# How many different types of cubes are there?



## WebberShad (Aug 19, 2007)

Hello all,

Im a noob cuber, my best time is 52 seconds and I average about 1:18. I use a layer by layer method because I find it too hard to keep track of all the side cubes and edges in the Fridrich system. I find that layer by layer forces everything down and allows for you to search less. But anyway, searching around the forums here I've seen mention of all these different types of cubes and how some are incredible while some are quite poor. My question is how many different cubes are there (brand names and such) and what are the pros and cons of each?

Thanks,

Mike


----------



## mahajarama (Aug 19, 2007)

Hmm, I'm pretty sure the two most popular cube brands are "Rubik's" and "Eastsheen". (However, Eastsheen does not manufacture 3x3x3 cubes) There are also a few side brands such as dollar store cubes and magic cubes, etc.

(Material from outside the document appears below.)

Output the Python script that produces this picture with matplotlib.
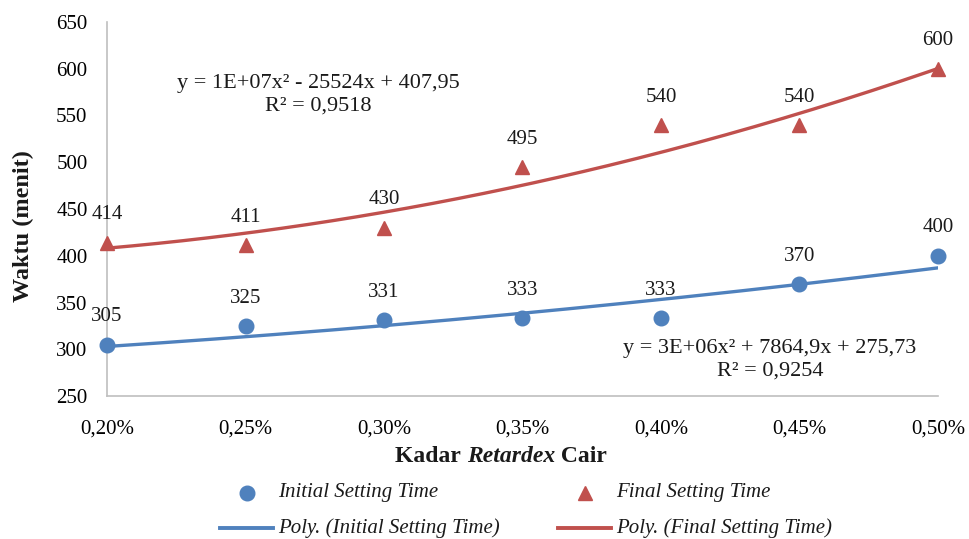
import numpy as np
import matplotlib
matplotlib.use("Agg")
import matplotlib.pyplot as plt
from matplotlib.lines import Line2D
from matplotlib.ticker import FuncFormatter

plt.rcParams.update({"font.family": ["Liberation Serif", "DejaVu Serif"],
                     "font.size": 15, "text.color": "#1a1a1a"})

kadar = [0.0020, 0.0025, 0.0030, 0.0035, 0.0040, 0.0045, 0.0050]
initial_time = [305, 325, 331, 333, 333, 370, 400]
final_time = [414, 411, 430, 495, 540, 540, 600]
# quadratic trendline coefficients (a, b, c) as drawn in the chart
initial_trend = [2.88e6, 7864.9, 275.73]
final_trend = [1.28e7, -25524, 407.95]
blue, red = "#4F81BD", "#C0504D"

W, H = 970, 539
fig = plt.figure(figsize=(W / 100, H / 100), dpi=100)
ax = fig.add_axes([107 / W, 1 - 396 / H, (938 - 107) / W, (396 - 22) / H])

xs = np.linspace(min(kadar), max(kadar), 200)
ax.plot(xs, np.polyval(initial_trend, xs), color=blue, lw=2.4, zorder=2)
ax.plot(xs, np.polyval(final_trend, xs), color=red, lw=2.4, zorder=2)

ax.plot(kadar, initial_time, "o", color=blue, ms=10.5, clip_on=False, zorder=3)
ax.plot(kadar, final_time, "^", color=red, ms=10.5, clip_on=False, zorder=3)
for xi, a, b in zip(kadar, initial_time, final_time):
    for v in (a, b):
        ax.annotate(str(v), (xi, v), xytext=(0, 20), textcoords="offset points",
                    ha="center", va="center", fontsize=15)

ax.set_xlim(0.002, 0.005)
ax.set_ylim(250, 650)
ax.set_xticks(kadar)
ax.set_yticks(range(250, 651, 50))
ax.xaxis.set_major_formatter(FuncFormatter(lambda v, _: f"{v*100:.2f}%".replace(".", ",")))
ax.tick_params(axis="x", length=0, pad=17, labelsize=15)
ax.tick_params(axis="y", length=0, pad=14, labelsize=15)
for s in ["top", "right"]:
    ax.spines[s].set_visible(False)
for s in ["left", "bottom"]:
    ax.spines[s].set_color("#bfbfbf")
    ax.spines[s].set_linewidth(1.2)

ax.text((318 - 107) / 831, 1 - (95 - 22) / 374, "y = 1E+07x\u00b2 - 25524x + 407,95\nR\u00b2 = 0,9518",
        transform=ax.transAxes, ha="center", va="center", fontsize=16, linespacing=1.25)
ax.text((770 - 107) / 831, 1 - (360 - 22) / 374, "y = 3E+06x\u00b2 + 7864,9x + 275,73\nR\u00b2 = 0,9254",
        transform=ax.transAxes, ha="center", va="center", fontsize=16, linespacing=1.25)

fig.text(23 / W, 1 - 226 / H, "Waktu (menit)", rotation=90, ha="center", va="center",
         fontsize=17.5, fontweight="bold")

# x label with italic middle word
fig.canvas.draw()
r = fig.canvas.get_renderer()
yl = 1 - 456 / H
parts = [("Kadar ", "normal"), ("Retardex", "italic"), (" Cair", "normal")]
texts = []
for s, st in parts:
    texts.append(fig.text(0, yl, s, fontsize=17, fontweight="bold", fontstyle=st,
                          ha="left", va="center"))
widths = [t.get_window_extent(r).width for t in texts]
x0 = (501 - sum(widths) / 2)
for t, w in zip(texts, widths):
    t.set_x(x0 / W)
    x0 += w

# legend, laid out like the original two-column legend
legend_items = [
    (247, 493, "o", blue, "Initial Setting Time"),
    (585, 493, "^", red, "Final Setting Time"),
    (247, 528, "-", blue, "Poly. (Initial Setting Time)"),
    (585, 528, "-", red, "Poly. (Final Setting Time)"),
]
for cx, cy, m, c, lab in legend_items:
    yf = 1 - cy / H
    if m == "-":
        fig.add_artist(Line2D([(cx - 27) / W, (cx + 26) / W], [yf, yf], color=c, lw=2.8))
    else:
        fig.add_artist(Line2D([cx / W], [yf], marker=m, ls="none", color=c, ms=10.5))
    fig.text((cx + 31) / W, yf, lab, fontsize=15, fontstyle="italic", ha="left", va="center")

fig.savefig("out.png", dpi=100)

The Rubik's brand branches off into two different 3x3x3 types. You can purchase either a generic 3x3x3 or a Do It Yourself Kit. Moneywise, the generic 3x3x3 is generally cheaper but less durable/efficient than its counterpart. The Do it Yourself Kit is more expensive but comes with a removable centerpiece where it is possible to adjust the spring tension of the cube.

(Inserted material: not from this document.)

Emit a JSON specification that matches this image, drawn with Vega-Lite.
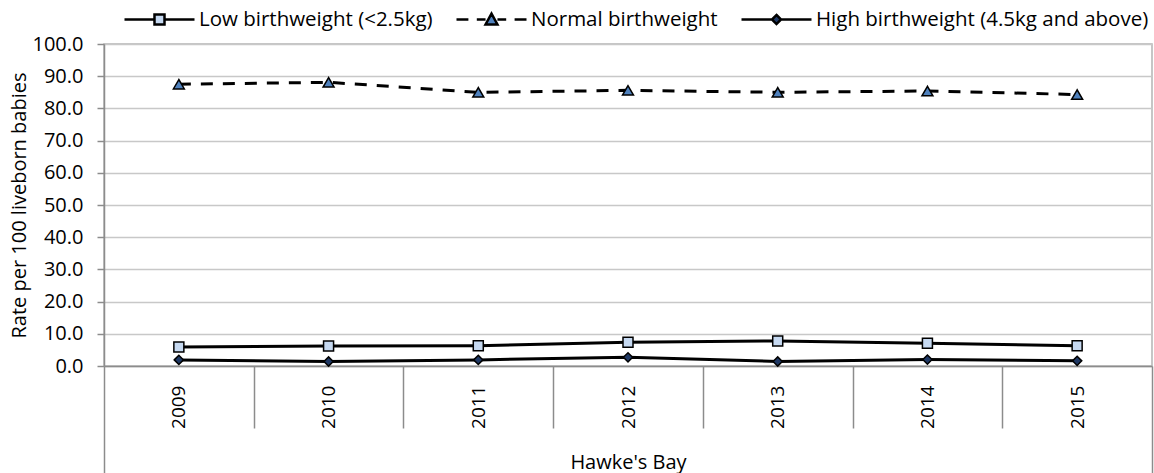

Dollar store brands are basically of poor quality and are not really suitable for speedcubing. (They usually break in a matter of weeks)

If you're looking for a good 3x3x3 for speedcubing I'd suggest getting a Do It Yourself Kit.


----------



## WebberShad (Aug 19, 2007)

Thankyou! Why do they call them Do It Yourself cubes? What exactly is it that you do yourself? In addition, I've heard that they are much smoother and easier to manipulate. Is this true?

Thanks,

Mike


----------



## AvGalen (Aug 19, 2007)

Most of the time DIY-cubes come in a package like Lego:
loose pieces, screws etcc that you have to assemble yourself


----------



## TimMc (Aug 19, 2007)

Eh, I wouldn't call someone that can solve a cube in 52 seconds a "noob cuber" (i only just broke my personal best with 51 seconds about 20 minutes ago). 

I constructed two DIY cubes the other day:
1) Textured Tiles + Silicone Spray, tight (enough to move comfortably)
2) Vinyl Stickers + Silicone Spray, very loose (you can literally aim pieces at people and pop them out as a means of attacking someone) >=D

I still prefer the feel of my store bought cube with silicone spray over the DIYs I've made (probably because I find the tiles slippery and I can't set the tension properly).


----------



## patrick (Aug 20, 2007)

Hi all, This is Patrick from China, We have the nice cube for speedcubing, and that is DIY-Kit.


----------



## zigzagchris (Aug 25, 2007)

anyone know what the 2x2 cubes with another 2x2 shareing a corner is called saw it on ebay.


----------



## AvGalen (Aug 26, 2007)

Those are called Siamese cubes


----------